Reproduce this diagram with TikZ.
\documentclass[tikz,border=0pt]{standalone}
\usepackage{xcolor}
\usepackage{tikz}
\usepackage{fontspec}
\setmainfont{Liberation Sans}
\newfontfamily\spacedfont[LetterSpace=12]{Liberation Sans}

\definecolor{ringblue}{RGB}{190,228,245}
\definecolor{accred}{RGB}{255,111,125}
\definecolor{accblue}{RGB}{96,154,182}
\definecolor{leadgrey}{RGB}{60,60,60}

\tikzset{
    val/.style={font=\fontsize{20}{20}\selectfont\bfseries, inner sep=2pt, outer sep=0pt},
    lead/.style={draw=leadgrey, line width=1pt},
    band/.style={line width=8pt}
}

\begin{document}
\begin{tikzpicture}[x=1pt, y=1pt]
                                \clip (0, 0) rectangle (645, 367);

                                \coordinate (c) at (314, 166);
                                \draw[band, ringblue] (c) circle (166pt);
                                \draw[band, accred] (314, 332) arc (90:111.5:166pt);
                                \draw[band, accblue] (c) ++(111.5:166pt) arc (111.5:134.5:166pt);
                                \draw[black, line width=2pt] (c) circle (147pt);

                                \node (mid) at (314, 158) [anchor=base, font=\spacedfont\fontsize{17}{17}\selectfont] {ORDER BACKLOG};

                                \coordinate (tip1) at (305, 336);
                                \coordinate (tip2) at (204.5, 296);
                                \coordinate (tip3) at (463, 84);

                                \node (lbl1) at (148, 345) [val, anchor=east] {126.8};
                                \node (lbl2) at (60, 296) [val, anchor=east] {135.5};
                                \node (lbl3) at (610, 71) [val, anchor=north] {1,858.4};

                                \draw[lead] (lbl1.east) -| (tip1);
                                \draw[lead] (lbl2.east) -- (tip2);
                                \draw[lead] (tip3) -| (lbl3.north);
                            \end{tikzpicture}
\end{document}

[OBJECTIVE] Starting at the first line of the material above, reproduce each line exactly up to and including the line with "rectangle (645, 367);".

[EXERCISE RESPONSE]
Reproduce this diagram with TikZ.
\documentclass[tikz,border=0pt]{standalone}
\usepackage{xcolor}
\usepackage{tikz}
\usepackage{fontspec}
\setmainfont{Liberation Sans}
\newfontfamily\spacedfont[LetterSpace=12]{Liberation Sans}

\definecolor{ringblue}{RGB}{190,228,245}
\definecolor{accred}{RGB}{255,111,125}
\definecolor{accblue}{RGB}{96,154,182}
\definecolor{leadgrey}{RGB}{60,60,60}

\tikzset{
    val/.style={font=\fontsize{20}{20}\selectfont\bfseries, inner sep=2pt, outer sep=0pt},
    lead/.style={draw=leadgrey, line width=1pt},
    band/.style={line width=8pt}
}

\begin{document}
\begin{tikzpicture}[x=1pt, y=1pt]
                                \clip (0, 0) rectangle (645, 367);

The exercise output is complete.